Probst: We’re often required to contend with multiple formats — 16:9, 9:16 and 1:1 are the big ones. I have a specific technique for dealing with this when I shoot with the Red Monstro. [See photo, page 12.] Because I can shoot in 8K, I utilize the full 8K sensor for the 9:16 image cut from the center portion of the frame. Then we crop down to 7K for the 1:1 composition, still with a common center. Finally, I crop down to 6K for the 16:9 portion. That gives me plenty of image information to master in 4K or, more commonly, 2K. If I were shooting full resolution for the 16:9, then the 9:16 portion becomes a tiny sliver taken out of the center of the image. If I were instead shooting at 3.2K [3200x1800] on an [Arri] Alexa, for example, and shooting full width for my 16:9, then my 9:16 image becomes 1013x1800 pixels, which is sub-HD. If I’m shooting 8K sensor in HD [16:9] mode, then I have a 9:16 of 2430x4320 with a 16:9 of 5760x3240. That gives post a lot more image information to work with.

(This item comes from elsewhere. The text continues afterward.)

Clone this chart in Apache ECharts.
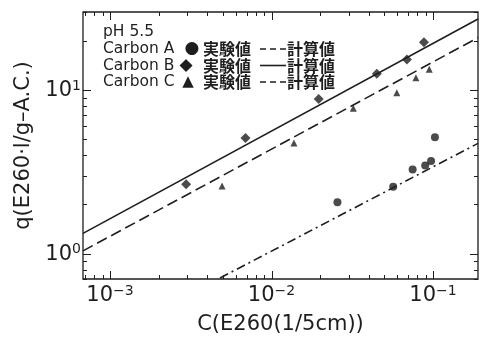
<!DOCTYPE html>
<html><head><meta charset="utf-8">
<script src="https://cdn.jsdelivr.net/npm/echarts@6/dist/echarts.min.js"></script>
<style>html,body{margin:0;padding:0;background:#fff}#c{width:480px;height:340px}</style>
</head><body><div id="c"></div>
<script>
// measured (実験値) points
const carbonA_C = [0.0256, 0.0567, 0.0748, 0.0895, 0.0973, 0.1028];
const carbonA_q = [2.06, 2.56, 3.27, 3.46, 3.68, 5.14];
const carbonB_C = [0.00296, 0.0069, 0.0196, 0.0449, 0.069, 0.0879];
const carbonB_q = [2.66, 5.10, 8.82, 12.6, 15.4, 19.6];
const carbonC_C = [0.00494, 0.01377, 0.0321, 0.0597, 0.0784, 0.0948];
const carbonC_q = [2.59, 4.75, 7.74, 9.63, 11.9, 13.4];
// calculated (計算値) lines, endpoints
const calcA_C = [0.0048, 0.19];
const calcA_q = [0.71, 4.72];
const calcB_C = [0.00068, 0.19];
const calcB_q = [1.33, 27.2];
const calcC_C = [0.00068, 0.19];
const calcC_q = [1.04, 20.9];
// axes
const xMin = 0.00068, xMax = 0.19;
const yMin = 0.7, yMax = 30;
const xDecades = [-4, -3, -2, -1];
const yDecades = [-1, 0, 1];
const minorMult = [2, 3, 4, 5, 6, 7, 8, 9];
const legendRows = [
  {name: 'Carbon A', sym: '●', calc: 'dash'},
  {name: 'Carbon B', sym: '◆', calc: 'solid'},
  {name: 'Carbon C', sym: '▲', calc: 'dash'}
];

const INK = '#1e1e1e';
const pair = (xs, ys) => xs.map((x, i) => [x, ys[i]]);

function tickList(decades, lo, hi, isX) {
  const out = [];
  decades.forEach(d => {
    const b = Math.pow(10, d);
    if (b >= lo && b <= hi) out.push(isX ? [b, 1, 1] : [0.01, b, 1]);
    minorMult.forEach(m => {
      const v = m * b;
      if (v >= lo && v <= hi) out.push(isX ? [v, 1, 0] : [0.01, v, 0]);
    });
  });
  return out;
}
const xTicks = tickList(xDecades, xMin, xMax, true);
const yTicks = tickList(yDecades, yMin, yMax, false);

function powLabel(v) {
  const l = Math.log10(v);
  const e = Math.round(l);
  if (Math.abs(l - e) > 0.01) return '';
  const s = e < 0 ? '\u2212' + (-e) : '' + e;
  return '{b|10}{s|' + s + '}';
}
const richLab = {
  b: {fontSize: 21, fontFamily: 'DejaVu Sans', color: INK, lineHeight: 22, verticalAlign: 'bottom'},
  s: {fontSize: 14, fontFamily: 'DejaVu Sans', color: INK, lineHeight: 14, verticalAlign: 'top'}
};

const graphic = [];
graphic.push({type: 'text', x: 103, y: 32, z: 10,
  style: {text: 'pH 5.5', font: '15.5px "DejaVu Sans"', fill: INK, verticalAlign: 'middle'}});
const symX = [192, 186, 188];
const symFont = ['17px', '17px', '15px'];
legendRows.forEach((r, i) => {
  const y = 49 + i * 16.5;
  graphic.push({type: 'text', x: 103, y: y, z: 10,
    style: {text: r.name, font: '15.5px "DejaVu Sans"', fill: INK, verticalAlign: 'middle'}});
  graphic.push({type: 'text', x: symX[i], y: y, z: 10,
    style: {text: r.sym, font: symFont[i] + ' "DejaVu Sans"', fill: INK, align: 'center', verticalAlign: 'middle'}});
  graphic.push({type: 'text', x: 203, y: y, z: 10,
    style: {text: '実験値', font: 'bold 16px "Noto Sans CJK JP"', fill: INK, verticalAlign: 'middle'}});
  graphic.push({type: 'line', z: 10,
    shape: {x1: 260, y1: y, x2: 286, y2: y},
    style: {stroke: INK, lineWidth: 1.6, lineDash: r.calc === 'dash' ? [6, 4] : null}});
  graphic.push({type: 'text', x: 287, y: y, z: 10,
    style: {text: '計算値', font: 'bold 16px "Noto Sans CJK JP"', fill: INK, verticalAlign: 'middle'}});
});

const chart = echarts.init(document.getElementById('c'), null, {renderer: 'canvas'});
chart.setOption({
  animation: false,
  backgroundColor: '#fff',
  grid: {left: 83, right: 2, top: 12, bottom: 59, show: true, borderColor: INK, borderWidth: 1.3, backgroundColor: 'transparent'},
  xAxis: {
    type: 'log', logBase: 10, min: xMin, max: xMax,
    name: 'C(E260(1/5cm))', nameLocation: 'middle', nameGap: 35,
    nameTextStyle: {fontSize: 21, fontFamily: 'DejaVu Sans', color: INK},
    axisLine: {show: false}, axisTick: {show: false}, splitLine: {show: false}, minorTick: {show: false},
    axisLabel: {margin: 5, formatter: powLabel, rich: richLab, showMinLabel: false, showMaxLabel: false}
  },
  yAxis: {
    type: 'log', logBase: 10, min: yMin, max: yMax,
    name: 'q(E260·l/g–A.C.)', nameLocation: 'middle', nameGap: 48,
    nameTextStyle: {fontSize: 21, fontFamily: 'DejaVu Sans', color: INK},
    axisLine: {show: false}, axisTick: {show: false}, splitLine: {show: false}, minorTick: {show: false},
    axisLabel: {margin: 2, formatter: powLabel, rich: richLab, showMinLabel: false, showMaxLabel: false}
  },
  graphic: graphic,
  series: [
    {type: 'custom', silent: true, dimensions: ['x', 'y', 'f'], encode: {x: 0, y: 1}, data: xTicks, clip: false,
      renderItem: (params, api) => {
        const cs = params.coordSys;
        const px = Math.round(api.coord([api.value(0), 1])[0]) + 0.5;
        const len = api.value(2) ? 8 : 4;
        const b = cs.y + cs.height;
        return {type: 'group', children: [
          {type: 'line', shape: {x1: px, y1: b, x2: px, y2: b - len}, style: {stroke: INK, lineWidth: 1}},
          {type: 'line', shape: {x1: px, y1: cs.y, x2: px, y2: cs.y + len}, style: {stroke: INK, lineWidth: 1}}
        ]};
      }},
    {type: 'custom', silent: true, dimensions: ['x', 'y', 'f'], encode: {x: 0, y: 1}, data: yTicks, clip: false,
      renderItem: (params, api) => {
        const cs = params.coordSys;
        const py = Math.round(api.coord([0.01, api.value(1)])[1]) + 0.5;
        const len = api.value(2) ? 8 : 4;
        const r = cs.x + cs.width;
        return {type: 'group', children: [
          {type: 'line', shape: {x1: cs.x, y1: py, x2: cs.x + len, y2: py}, style: {stroke: INK, lineWidth: 1}},
          {type: 'line', shape: {x1: r, y1: py, x2: r - len, y2: py}, style: {stroke: INK, lineWidth: 1}}
        ]};
      }},
    {name: 'Carbon A 計算値', type: 'line', data: pair(calcA_C, calcA_q), symbol: 'none',
      lineStyle: {color: INK, width: 1.6, type: [9, 4, 2, 4]}},
    {name: 'Carbon B 計算値', type: 'line', data: pair(calcB_C, calcB_q), symbol: 'none',
      lineStyle: {color: INK, width: 1.6, type: 'solid'}},
    {name: 'Carbon C 計算値', type: 'line', data: pair(calcC_C, calcC_q), symbol: 'none',
      lineStyle: {color: INK, width: 1.6, type: [11, 5]}},
    {name: 'Carbon A 実験値', type: 'scatter', data: pair(carbonA_C, carbonA_q), symbol: 'circle', symbolSize: 8,
      itemStyle: {color: INK}},
    {name: 'Carbon B 実験値', type: 'scatter', data: pair(carbonB_C, carbonB_q), symbol: 'diamond', symbolSize: 10,
      itemStyle: {color: INK}},
    {name: 'Carbon C 実験値', type: 'scatter', data: pair(carbonC_C, carbonC_q), symbol: 'triangle', symbolSize: 7,
      itemStyle: {color: INK}}
  ]
});
</script></body></html>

Additionally, because I’m only shooting 6K for the main 16:9 image, I have a healthy amount of look-around area around the main composition to make sure I’m protecting the image from any bogies during shooting. I shoot a framing-chart leader for the post team at the beginning of each project and show them the crops for each, and that makes it substantially easier for everyone to visualize and to actively protect the multiple formats within a single image. The alternative is to shoot the image the way you want and make them deal with it later, but then they’re trying to pan-and-scan to extract the pillarbox frame from somewhere within the main composition, and it’s almost always a compromise. The only caveat is that you have excess headroom and foot room in the full frame to accommodate the 9:16 image, and you have to keep that clear. But with high-photosite-count sensors like the Monstro, you have resolution to spare and can deliver all formats simultaneously.